On 17 March 2022, Scuderia Ferrari announced a pause in its F1 partnership with Kaspersky which began in 2010, this comes after Ferrari donated €1 million to help Ukrainians affected by the Russian invasion. The partnership pause will have all Kaspersky logos removed from all Ferrari F1 activities. Ferrari also stated that the use of Kaspersky software would be evaluated.

On 26 March 2022, the Federal Communications Commission (FCC) put Kaspersky on its national security list, saying that it poses an "unacceptable risk" to the United States' national security. This forbids Kaspersky from receiving FCC funds through its Universal Service Fund. This follows a previous ban forbidding United States government agencies from using products made by the firm. Kaspersky responded to the FCC's move in a press release on its website, saying that the agency's decision was “made on political grounds” in light of Russia's invasion of Ukraine, and that the company “remains ready to cooperate with US government agencies to address the FCC's and any other regulatory agency's concerns.”

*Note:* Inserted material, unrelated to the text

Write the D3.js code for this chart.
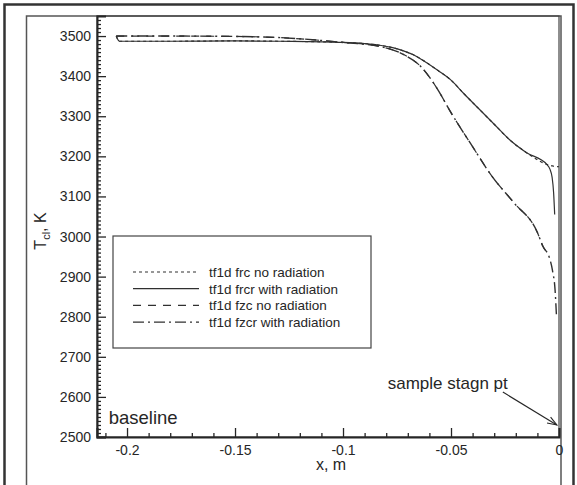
<!DOCTYPE html>
<html><head><meta charset="utf-8">
<script src="https://cdn.jsdelivr.net/npm/d3@7/dist/d3.min.js"></script>
<style>
body{margin:0;background:#fff;}
svg{display:block;font-family:"Liberation Sans",Arial,Helvetica,sans-serif;}
</style></head>
<body><svg id="c" width="577" height="485"></svg>
<script>
// ---- data ----
const seriesNames = ["tf1d frc no radiation","tf1d frcr with radiation","tf1d fzc no radiation","tf1d fzcr with radiation"];
const frcX  = [-0.205,-0.2035,-0.18,-0.15,-0.129,-0.1,-0.09,-0.083,-0.077,-0.072,-0.067,-0.062,-0.056,-0.050,-0.044,-0.037,-0.030,-0.023,-0.015,-0.0057,-0.003,0];
const frcY  = [3500,3487,3487,3488,3487,3484,3481,3477,3471,3463,3452,3436,3414,3390,3356,3318,3280,3242,3209,3180,3176,3174];
const frcrX = [-0.205,-0.2035,-0.18,-0.15,-0.129,-0.1,-0.09,-0.083,-0.077,-0.072,-0.067,-0.062,-0.056,-0.050,-0.044,-0.037,-0.030,-0.023,-0.015,-0.0057,-0.0042,-0.0032,-0.0025,-0.002];
const frcrY = [3500,3487,3487,3488,3487,3484,3481,3477,3471,3463,3452,3436,3414,3390,3356,3318,3280,3242,3209,3180,3168,3148,3110,3055];
const fzcX  = [-0.205,-0.18,-0.15,-0.129,-0.1,-0.083,-0.072,-0.064,-0.057,-0.050,-0.040,-0.031,-0.021,-0.010,-0.0074,-0.0042];
const fzcY  = [3500,3500,3499,3496,3484,3474,3454,3424,3374,3309,3224,3150,3085,3010,2975,2955];
const fzcrX = [-0.205,-0.18,-0.15,-0.129,-0.1,-0.083,-0.072,-0.064,-0.057,-0.050,-0.040,-0.031,-0.021,-0.010,-0.0074,-0.0045,-0.003,-0.0018,-0.0012];
const fzcrY = [3500,3500,3499,3496,3484,3474,3454,3424,3374,3309,3224,3150,3085,3010,2975,2948,2915,2865,2805];
const xTicks = [-0.2,-0.15,-0.1,-0.05,0];
const xTickLabels = ["-0.2","-0.15","-0.1","-0.05","0"];
const yTicks = [2500,2600,2700,2800,2900,3000,3100,3200,3300,3400,3500];
const dashes = ["3,3", null, "8,7", "11,4,2,4"];

const svg = d3.select("#c");
const ink = "#262626";
// frames
svg.append("rect").attr("x",4.5).attr("y",4.5).attr("width",569).attr("height",500)
  .attr("fill","none").attr("stroke","#333").attr("stroke-width",2.5);
svg.append("rect").attr("x",26.5).attr("y",16).attr("width",534.5).attr("height",500)
  .attr("fill","none").attr("stroke","#555").attr("stroke-width",1.5);

const L=97, R=559, T=16, B=437;
const x = d3.scaleLinear().domain([-0.2139,0]).range([L,R]);
const y = d3.scaleLinear().domain([2500,3550]).range([B,T]);

// plot border
svg.append("rect").attr("x",L).attr("y",T).attr("width",R-L).attr("height",B-T)
  .attr("fill","none").attr("stroke","#444").attr("stroke-width",1.2);

// y axis
svg.append("g").attr("transform",`translate(${L},0)`)
  .call(d3.axisLeft(y).tickValues(yTicks).tickSize(-9).tickPadding(6).tickFormat(d3.format("d")));
const yMinor = d3.range(2510,3550,10).filter(v=>v%100!==0);
svg.append("g").attr("transform",`translate(${L},0)`)
  .call(d3.axisLeft(y).tickValues(yMinor).tickSize(-4).tickFormat(""))
  .call(g=>g.select(".domain").remove());
// x axis
svg.append("g").attr("transform",`translate(0,${B})`)
  .call(d3.axisBottom(x).tickValues(xTicks).tickSize(-9).tickPadding(8).tickFormat((d,i)=>xTickLabels[i]));
const xMinor = d3.range(-0.21,0,0.01).filter(v=>Math.abs(Math.round(v*100)%5)!==0);
svg.append("g").attr("transform",`translate(0,${B})`)
  .call(d3.axisBottom(x).tickValues(xMinor).tickSize(-4).tickFormat(""))
  .call(g=>g.select(".domain").remove());
svg.selectAll(".domain").attr("stroke",ink).attr("stroke-width",2);
svg.selectAll(".tick line").attr("stroke",ink).attr("stroke-width",1.3);
svg.selectAll(".tick text").attr("fill",ink).attr("font-size",14).attr("font-family","Liberation Sans, Arial, sans-serif");

// axis titles
svg.append("text").attr("x",(L+R)/2+3).attr("y",470).attr("text-anchor","middle")
  .attr("font-size",16).attr("fill",ink).text("x, m");
const yt = svg.append("text").attr("transform","translate(46,231) rotate(-90)")
  .attr("text-anchor","middle").attr("font-size",16).attr("fill",ink);
yt.append("tspan").text("T");
yt.append("tspan").attr("font-size",11).attr("dy",4).text("cl");
yt.append("tspan").attr("dy",-4).text(", K");

// curves
const sets = [[frcX,frcY],[frcrX,frcrY],[fzcX,fzcY],[fzcrX,fzcrY]];
const line = d3.line().x(d=>x(d[0])).y(d=>y(d[1])).curve(d3.curveMonotoneX);
sets.forEach((s,i)=>{
  const pts = s[0].map((v,j)=>[v,s[1][j]]);
  svg.append("path").attr("d",line(pts)).attr("fill","none")
    .attr("stroke","#303030").attr("stroke-width",i===3?1.4:1.2)
    .attr("stroke-dasharray",dashes[i]);
});

// legend
const lg = svg.append("g");
lg.append("rect").attr("x",113).attr("y",236).attr("width",258).attr("height",112)
  .attr("fill","#fff").attr("stroke","#444").attr("stroke-width",1.2);
seriesNames.forEach((n,i)=>{
  const yy = 272 + i*16.7;
  lg.append("line").attr("x1",133).attr("x2",199).attr("y1",yy).attr("y2",yy)
    .attr("stroke","#303030").attr("stroke-width",1.2).attr("stroke-dasharray",dashes[i]);
  lg.append("text").attr("x",209).attr("y",yy+5).attr("font-size",13.5).attr("fill",ink).text(n);
});

// annotations
svg.append("text").attr("x",x(-0.2085)).attr("y",y(2533)).attr("font-size",18.5).attr("fill",ink).text("baseline");
svg.append("text").attr("x",x(-0.0515)).attr("y",y(2620)).attr("text-anchor","middle")
  .attr("font-size",17).attr("fill",ink).text("sample stagn pt");
const ax1=x(-0.026), ay1=y(2612), ax2=x(-0.001), ay2=y(2530);
svg.append("line").attr("x1",ax1).attr("y1",ay1).attr("x2",ax2).attr("y2",ay2).attr("stroke",ink).attr("stroke-width",1.1);
const ang=Math.atan2(ay2-ay1,ax2-ax1), hl=10, hw=0.35;
svg.append("path").attr("d",`M${ax2-hl*Math.cos(ang-hw)},${ay2-hl*Math.sin(ang-hw)}L${ax2},${ay2}L${ax2-hl*Math.cos(ang+hw)},${ay2-hl*Math.sin(ang+hw)}`)
  .attr("fill","none").attr("stroke",ink).attr("stroke-width",1.1);
</script></body></html>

On 30 March 2022, The Wall Street Journal published an article stating the Biden administration is split on a proposal to sanction Kaspersky Labs over the invasion of Ukraine. The division in the administration was driven by a deep concern that such action could trigger a response, and "in addition, some officials in the U.S. and Europe fear sanctioning Kaspersky Lab will increase the likelihood of triggering a cyberattack against the West by Moscow, even potentially leveraging the software itself." The idea of using sanctions against Kaspersky Labs or to Eugene Kaspersky directly were on hold for now. Should the United States Department of the Treasury be asked to sanction Kaspersky they would "block or freeze the assets of companies or individuals who are targeted and bar U.S. citizens from engaging in transactions with those companies or people".

On 26 April 2022, Poland imposed sanctions on 50 Russian oligarchs and companies, including Eugene Kaspersky. The sanctions include the freezing of assets and, for the individuals named, a ban on entering Poland.